Les entreprises explorent désormais des environnements hybrides combinant des capacités de cloud public avec une infrastructure privée. Cette double approche, qui n'est pas nouvelle, permet de mieux contrôler les données, de réduire les coûts de stockage et de traitement et d'améliorer la fiabilité des services. Mme Weekly a fait remarquer que des solutions sur site permettaient tout à fait de gérer les dépenses d'investissement dans un modèle de dépenses opérationnelles. Les systèmes sur site sont généralement plus prévisibles et plus rentables au fil du temps. De plus, l'essor des technologies open source offre une voie aux entreprises qui cherchent à moderniser leur infrastructure. L'approche open source permet d'éviter les coûts élevés associés aux fournisseurs traditionnels de cloud public. En s'appuyant sur des frameworks comme Kubernetes pour l'orchestration de conteneurs et OpenStack pour les déploiements de clouds privés, les entreprises peuvent reprendre le contrôle de leurs données et de leurs ressources tout en minimisant leur dépendance à l'égard des offres de clouds publics. Bien entendu, cette approche s'accompagne d'une série de mises en garde. Les conteneurs coûtent plus cher que le développement traditionnel. Cependant, lorsqu'ils sont déployés sur du matériel appartenant à l'entreprise, les coûts relatifs aux excédents de mémoire, de processeur et de ressources de stockage qu’ils utilisent ont déjà été acquittés.

Vraie tendance ou cas isolés ?

La vague actuelle de rapatriements vers le cloud rend compte aussi d’une réévaluation plus large de leur infrastructure technologique par les entreprises. L'ère de l'adoption aveugle du cloud cède la place à une approche plus nuancée et plus pragmatique. Elles ont appris qu'il est payant d'intégrer les coûts opérationnels, les exigences de conformité et les cas d’usage spécifiques de l'entreprise dans la conception de l'infrastructure. Un grand nombre de fournisseurs de cloud ne savent pas qu'ils ont un problème de rapatriement parce qu'il n'a pas encore eu d'impact sur les revenus. Ils sont également occupés par la quantité d'expériences d'IA en cours, qui ont un impact massif sur les services des fournisseurs de cloud public.
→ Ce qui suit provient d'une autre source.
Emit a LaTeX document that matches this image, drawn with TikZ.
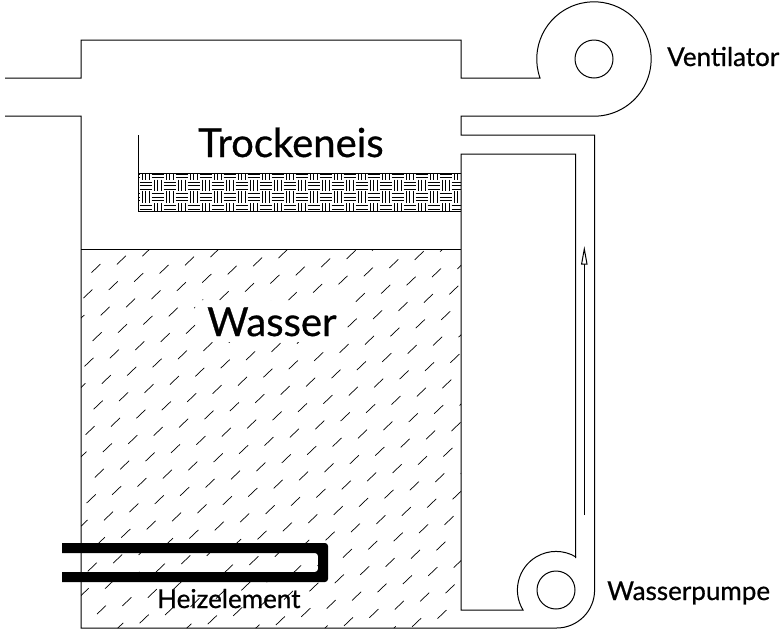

Cependant, si les fournisseurs de cloud ne se rendent pas compte de l'aide dont leurs clients ont besoin pour réduire les coûts du cloud, il y aura de plus en plus de rapatriements au cours des prochaines années.

Aujourd'hui, plus que jamais, les leaders technologiques doivent comprendre de manière exhaustive le paysage de données unique de leur entreprise et tirer parti de solutions rentables qui renforcent leur activité. Cela semble relever du bon sens, mais je suis troublé par le nombre d'entreprises qui adoptent aveuglément le cloud sans en comprendre correctement l'impact. Nombre d'entre elles se heurtent aujourd'hui à un mur pour des raisons qui n'ont rien à voir avec les limites de cette technologie. C’est tout simplement le résultat de mauvaises décisions métiers. Alors que l’on entre bientôt dans l’année 2025, il faut s'attendre à ce que d'autres entreprises suivent l'exemple de Geico.